Quienes trabajan a diario con estos casos (psicólogas especializadas, juristas formadas en violencia sexual…,) saben que la clave no está únicamente en la credibilidad del relato, sino en analizar su coherencia relacionándola con cómo se comporta una víctima ante una agresión inesperada, cómo el vínculo previo, la confianza o la admiración pueden influir en la voluntad, cómo el miedo o la sorpresa pueden inmovilizar, cómo la culpa puede moldear la memoria, bloquear recuerdos y retrasar la denuncia… Por eso es tan importante la especialización entre las y los profesionales que escuchan, atienden, acompañan y operan en los procesos donde se dilucida si hay violencia sexual. Porque sin ese conocimiento experto se corre el riesgo de juzgar la reacción de las mujeres víctimas con parámetros ajenos a la psicología del trauma dejándose llevar por los sesgos machistas, clasistas y racistas que nos atraviesan si no somos conscientes de ellos.

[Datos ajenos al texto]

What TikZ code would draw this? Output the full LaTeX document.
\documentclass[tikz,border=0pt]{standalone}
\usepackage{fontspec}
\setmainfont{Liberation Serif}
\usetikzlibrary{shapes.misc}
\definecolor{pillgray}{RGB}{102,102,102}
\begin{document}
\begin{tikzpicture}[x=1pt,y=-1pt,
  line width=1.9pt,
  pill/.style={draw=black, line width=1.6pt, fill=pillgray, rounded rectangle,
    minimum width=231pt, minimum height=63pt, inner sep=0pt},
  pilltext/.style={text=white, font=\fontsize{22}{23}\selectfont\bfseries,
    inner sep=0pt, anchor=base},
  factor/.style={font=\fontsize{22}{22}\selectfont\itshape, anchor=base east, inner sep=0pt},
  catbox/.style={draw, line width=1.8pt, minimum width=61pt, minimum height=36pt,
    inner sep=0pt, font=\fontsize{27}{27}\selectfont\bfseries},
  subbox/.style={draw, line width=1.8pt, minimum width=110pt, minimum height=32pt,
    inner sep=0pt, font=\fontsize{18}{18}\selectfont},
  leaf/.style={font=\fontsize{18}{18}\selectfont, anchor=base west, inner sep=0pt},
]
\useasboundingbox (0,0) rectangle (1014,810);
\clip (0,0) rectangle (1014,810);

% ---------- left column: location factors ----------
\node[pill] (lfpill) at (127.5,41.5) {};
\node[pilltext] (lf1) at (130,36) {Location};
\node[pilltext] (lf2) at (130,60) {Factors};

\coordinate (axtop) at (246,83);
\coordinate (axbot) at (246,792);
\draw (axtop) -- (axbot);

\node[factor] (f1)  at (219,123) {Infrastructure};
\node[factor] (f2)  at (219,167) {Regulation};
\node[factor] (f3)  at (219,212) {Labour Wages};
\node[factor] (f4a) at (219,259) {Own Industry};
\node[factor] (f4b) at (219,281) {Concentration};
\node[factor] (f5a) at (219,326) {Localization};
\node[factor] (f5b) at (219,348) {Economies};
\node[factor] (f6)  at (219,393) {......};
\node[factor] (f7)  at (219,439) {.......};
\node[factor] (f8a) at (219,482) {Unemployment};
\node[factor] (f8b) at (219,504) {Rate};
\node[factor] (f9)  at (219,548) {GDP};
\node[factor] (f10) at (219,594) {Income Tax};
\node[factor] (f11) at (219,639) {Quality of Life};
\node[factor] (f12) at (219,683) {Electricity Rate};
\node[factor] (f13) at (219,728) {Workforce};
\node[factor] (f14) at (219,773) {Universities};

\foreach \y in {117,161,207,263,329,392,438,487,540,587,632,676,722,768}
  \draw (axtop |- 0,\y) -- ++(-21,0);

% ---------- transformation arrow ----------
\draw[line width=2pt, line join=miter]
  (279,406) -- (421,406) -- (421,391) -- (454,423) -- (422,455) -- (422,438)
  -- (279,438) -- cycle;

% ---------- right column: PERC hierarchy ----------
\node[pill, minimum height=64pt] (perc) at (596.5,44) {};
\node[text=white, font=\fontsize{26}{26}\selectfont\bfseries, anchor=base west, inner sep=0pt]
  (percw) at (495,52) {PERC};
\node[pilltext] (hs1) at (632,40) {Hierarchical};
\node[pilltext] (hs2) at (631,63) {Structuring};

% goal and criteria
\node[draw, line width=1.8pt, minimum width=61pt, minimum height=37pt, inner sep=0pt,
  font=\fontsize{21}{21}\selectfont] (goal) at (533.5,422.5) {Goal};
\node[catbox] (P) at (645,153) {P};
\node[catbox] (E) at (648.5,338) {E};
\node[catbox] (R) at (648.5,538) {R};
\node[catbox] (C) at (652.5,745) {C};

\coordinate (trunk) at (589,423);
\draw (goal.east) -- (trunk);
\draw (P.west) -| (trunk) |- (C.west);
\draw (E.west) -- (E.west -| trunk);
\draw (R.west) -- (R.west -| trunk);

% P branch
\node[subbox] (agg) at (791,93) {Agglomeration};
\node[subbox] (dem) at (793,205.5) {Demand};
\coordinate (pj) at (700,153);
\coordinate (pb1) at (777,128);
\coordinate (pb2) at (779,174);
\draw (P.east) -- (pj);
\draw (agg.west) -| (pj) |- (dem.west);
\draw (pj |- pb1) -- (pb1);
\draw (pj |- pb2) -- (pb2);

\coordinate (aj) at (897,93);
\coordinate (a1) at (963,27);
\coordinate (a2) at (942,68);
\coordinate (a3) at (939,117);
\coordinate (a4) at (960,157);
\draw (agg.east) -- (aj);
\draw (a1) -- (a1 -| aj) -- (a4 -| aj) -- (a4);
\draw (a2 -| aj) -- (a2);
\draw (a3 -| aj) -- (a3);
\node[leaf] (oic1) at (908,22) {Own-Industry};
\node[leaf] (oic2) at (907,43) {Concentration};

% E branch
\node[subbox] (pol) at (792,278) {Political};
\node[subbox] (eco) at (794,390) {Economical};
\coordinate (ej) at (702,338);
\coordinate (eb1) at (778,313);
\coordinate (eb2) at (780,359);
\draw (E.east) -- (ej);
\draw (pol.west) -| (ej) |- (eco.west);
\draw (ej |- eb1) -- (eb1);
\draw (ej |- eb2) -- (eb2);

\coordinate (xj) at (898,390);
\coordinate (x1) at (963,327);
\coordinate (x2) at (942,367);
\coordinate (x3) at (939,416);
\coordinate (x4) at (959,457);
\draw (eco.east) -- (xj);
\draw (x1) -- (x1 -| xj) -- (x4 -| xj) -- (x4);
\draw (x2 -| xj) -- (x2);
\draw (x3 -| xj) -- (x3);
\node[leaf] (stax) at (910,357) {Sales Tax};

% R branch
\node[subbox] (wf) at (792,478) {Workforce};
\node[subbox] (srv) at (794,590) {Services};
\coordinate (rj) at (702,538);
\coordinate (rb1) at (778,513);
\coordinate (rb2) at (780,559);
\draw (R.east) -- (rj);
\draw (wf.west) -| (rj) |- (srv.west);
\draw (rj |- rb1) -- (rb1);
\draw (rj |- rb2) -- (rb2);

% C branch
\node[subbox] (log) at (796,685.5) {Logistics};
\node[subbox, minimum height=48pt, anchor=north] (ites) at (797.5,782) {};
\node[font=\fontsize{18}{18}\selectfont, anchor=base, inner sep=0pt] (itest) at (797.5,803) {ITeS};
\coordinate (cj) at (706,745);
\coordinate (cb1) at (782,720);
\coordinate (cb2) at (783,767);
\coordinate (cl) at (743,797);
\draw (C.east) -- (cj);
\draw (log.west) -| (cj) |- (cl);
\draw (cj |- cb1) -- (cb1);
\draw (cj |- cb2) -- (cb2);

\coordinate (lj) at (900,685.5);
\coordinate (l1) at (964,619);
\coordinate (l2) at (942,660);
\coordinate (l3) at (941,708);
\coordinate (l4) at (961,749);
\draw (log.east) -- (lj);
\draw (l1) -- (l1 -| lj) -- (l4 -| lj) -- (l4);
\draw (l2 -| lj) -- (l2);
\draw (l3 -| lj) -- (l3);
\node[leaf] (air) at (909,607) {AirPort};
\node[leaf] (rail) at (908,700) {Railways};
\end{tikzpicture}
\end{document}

Muchas de las mujeres que son víctimas de violencia sexual (mayores y menores de edad) son elegidas por el agresor en un momento en el que no esperan peligro, en un espacio del que no pueden salir y dentro de una relación que anula la capacidad real de decidir. En esos contextos, la posibilidad de negarse a la relación sexual no desaparece por falta de voluntad, sino porque se vuelve irreal o directamente imposible, como sucede en esas relaciones donde el desequilibrio (por edad, admiración o posición) limita la capacidad real de decidir. Es donde el consentimiento deja de ser una simple cuestión de “sí” o “no” para convertirse en algo que buena parte de las juristas feministas y la psicología del trauma llevan tiempo explicando. Cuando existe una situación de prevalencia, de bloqueo emocional o de desorientación, derivada de la confianza previa, de la admiración o de la sorpresa, la ausencia de resistencia no equivale al consentimiento.

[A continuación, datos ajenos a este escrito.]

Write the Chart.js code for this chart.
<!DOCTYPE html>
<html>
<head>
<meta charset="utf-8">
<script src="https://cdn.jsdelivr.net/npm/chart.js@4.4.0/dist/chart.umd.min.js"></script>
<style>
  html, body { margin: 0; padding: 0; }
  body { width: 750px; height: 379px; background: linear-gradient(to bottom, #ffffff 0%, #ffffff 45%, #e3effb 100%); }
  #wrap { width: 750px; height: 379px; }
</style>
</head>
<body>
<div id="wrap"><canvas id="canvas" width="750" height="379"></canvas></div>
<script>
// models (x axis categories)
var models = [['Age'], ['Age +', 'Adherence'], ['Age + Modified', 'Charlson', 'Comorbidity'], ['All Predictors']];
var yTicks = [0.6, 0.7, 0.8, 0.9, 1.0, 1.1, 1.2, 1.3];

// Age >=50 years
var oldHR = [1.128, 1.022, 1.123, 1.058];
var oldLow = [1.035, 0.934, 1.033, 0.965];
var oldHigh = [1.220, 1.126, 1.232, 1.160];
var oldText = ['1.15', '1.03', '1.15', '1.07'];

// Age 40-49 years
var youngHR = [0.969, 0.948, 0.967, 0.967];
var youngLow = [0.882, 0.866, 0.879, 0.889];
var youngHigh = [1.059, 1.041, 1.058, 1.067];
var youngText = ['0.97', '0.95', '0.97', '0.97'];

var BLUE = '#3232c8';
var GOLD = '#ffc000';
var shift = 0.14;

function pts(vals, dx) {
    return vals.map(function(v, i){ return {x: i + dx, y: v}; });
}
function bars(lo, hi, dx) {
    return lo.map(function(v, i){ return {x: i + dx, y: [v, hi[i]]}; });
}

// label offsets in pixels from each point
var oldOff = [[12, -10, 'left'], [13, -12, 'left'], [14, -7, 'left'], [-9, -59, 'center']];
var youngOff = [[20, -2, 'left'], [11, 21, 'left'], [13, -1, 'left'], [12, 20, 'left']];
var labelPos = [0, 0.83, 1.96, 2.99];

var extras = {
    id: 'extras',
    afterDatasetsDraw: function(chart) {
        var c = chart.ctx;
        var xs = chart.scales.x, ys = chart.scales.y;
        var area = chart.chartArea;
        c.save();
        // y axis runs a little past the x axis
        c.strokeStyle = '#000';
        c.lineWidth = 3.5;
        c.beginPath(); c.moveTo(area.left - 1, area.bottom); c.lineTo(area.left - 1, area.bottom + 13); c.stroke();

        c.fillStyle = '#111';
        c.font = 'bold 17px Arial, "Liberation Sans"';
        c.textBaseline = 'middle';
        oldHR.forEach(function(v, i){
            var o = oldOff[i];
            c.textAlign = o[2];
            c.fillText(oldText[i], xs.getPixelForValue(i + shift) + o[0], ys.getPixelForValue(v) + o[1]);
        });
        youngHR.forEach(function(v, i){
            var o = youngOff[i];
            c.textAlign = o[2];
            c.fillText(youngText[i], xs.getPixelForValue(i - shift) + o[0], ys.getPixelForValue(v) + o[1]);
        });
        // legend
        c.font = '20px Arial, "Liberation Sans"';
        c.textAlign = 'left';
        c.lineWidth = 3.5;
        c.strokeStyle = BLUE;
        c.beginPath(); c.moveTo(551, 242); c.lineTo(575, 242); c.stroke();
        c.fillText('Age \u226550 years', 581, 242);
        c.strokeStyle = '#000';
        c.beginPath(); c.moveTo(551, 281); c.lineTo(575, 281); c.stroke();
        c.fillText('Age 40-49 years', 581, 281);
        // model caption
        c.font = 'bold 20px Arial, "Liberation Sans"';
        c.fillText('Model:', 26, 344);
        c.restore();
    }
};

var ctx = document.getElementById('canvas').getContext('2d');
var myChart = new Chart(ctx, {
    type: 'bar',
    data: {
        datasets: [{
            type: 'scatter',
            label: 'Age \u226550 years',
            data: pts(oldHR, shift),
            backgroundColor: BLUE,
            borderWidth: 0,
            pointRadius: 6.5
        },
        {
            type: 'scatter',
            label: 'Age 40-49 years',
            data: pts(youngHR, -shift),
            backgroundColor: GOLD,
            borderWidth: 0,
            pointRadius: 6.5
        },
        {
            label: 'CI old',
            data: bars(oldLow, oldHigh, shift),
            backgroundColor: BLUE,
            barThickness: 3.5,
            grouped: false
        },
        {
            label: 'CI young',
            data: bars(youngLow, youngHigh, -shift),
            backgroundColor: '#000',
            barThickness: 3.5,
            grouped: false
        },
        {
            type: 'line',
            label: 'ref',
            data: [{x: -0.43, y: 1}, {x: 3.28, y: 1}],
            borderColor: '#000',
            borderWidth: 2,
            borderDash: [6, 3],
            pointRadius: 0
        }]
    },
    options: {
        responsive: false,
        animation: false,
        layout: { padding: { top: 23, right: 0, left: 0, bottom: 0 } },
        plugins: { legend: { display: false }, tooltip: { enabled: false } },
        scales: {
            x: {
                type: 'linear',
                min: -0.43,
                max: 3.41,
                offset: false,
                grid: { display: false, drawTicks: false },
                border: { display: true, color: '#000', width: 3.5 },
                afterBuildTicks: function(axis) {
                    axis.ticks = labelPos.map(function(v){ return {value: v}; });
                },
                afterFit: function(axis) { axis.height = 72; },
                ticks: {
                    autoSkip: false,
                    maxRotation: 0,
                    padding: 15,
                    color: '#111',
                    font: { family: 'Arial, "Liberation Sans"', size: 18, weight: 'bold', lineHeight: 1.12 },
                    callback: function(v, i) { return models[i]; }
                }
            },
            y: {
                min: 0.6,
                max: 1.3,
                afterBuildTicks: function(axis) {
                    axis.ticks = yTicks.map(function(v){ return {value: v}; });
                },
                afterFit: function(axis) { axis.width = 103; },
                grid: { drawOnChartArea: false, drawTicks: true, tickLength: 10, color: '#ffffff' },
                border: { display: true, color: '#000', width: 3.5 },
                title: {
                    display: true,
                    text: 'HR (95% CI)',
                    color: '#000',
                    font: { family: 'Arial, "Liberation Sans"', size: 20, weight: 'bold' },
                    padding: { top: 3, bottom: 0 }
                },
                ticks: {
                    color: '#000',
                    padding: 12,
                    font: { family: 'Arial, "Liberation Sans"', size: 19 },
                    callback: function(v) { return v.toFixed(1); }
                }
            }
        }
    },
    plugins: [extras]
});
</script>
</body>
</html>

El auto del caso Errejón apunta precisamente en esa dirección. Describe cómo la denunciante pudo quedar aturdida, bloqueada y sin capacidad real de reacción, y cómo esa falta de respuesta no invalida su relato. No entra directamente a determinar si hubo o no consentimiento, pero sí establece que la no reacción puede ser un efecto de las circunstancias y no necesariamente una señal de voluntad. Algo que desmonta uno de los prejuicios más persistentes a la hora de juzgar estos casos de violencia sexual, la idea de que, si una mujer no se resiste “lo suficiente”, aquello que pasó debe interpretarse como una relación consentida. Por eso este auto importa. Porque llega después de episodios recientes, como el del caso Dani Alves, que mostraron lo fácil que es que los viejos estereotipos vuelvan a imponerse sobre el análisis riguroso del trauma. Y porque recuerda algo esencial: que la justicia no puede retroceder en la comprensión de estas violencias, ni volver a medir el consentimiento con parámetros que nunca fueron justos ni reales.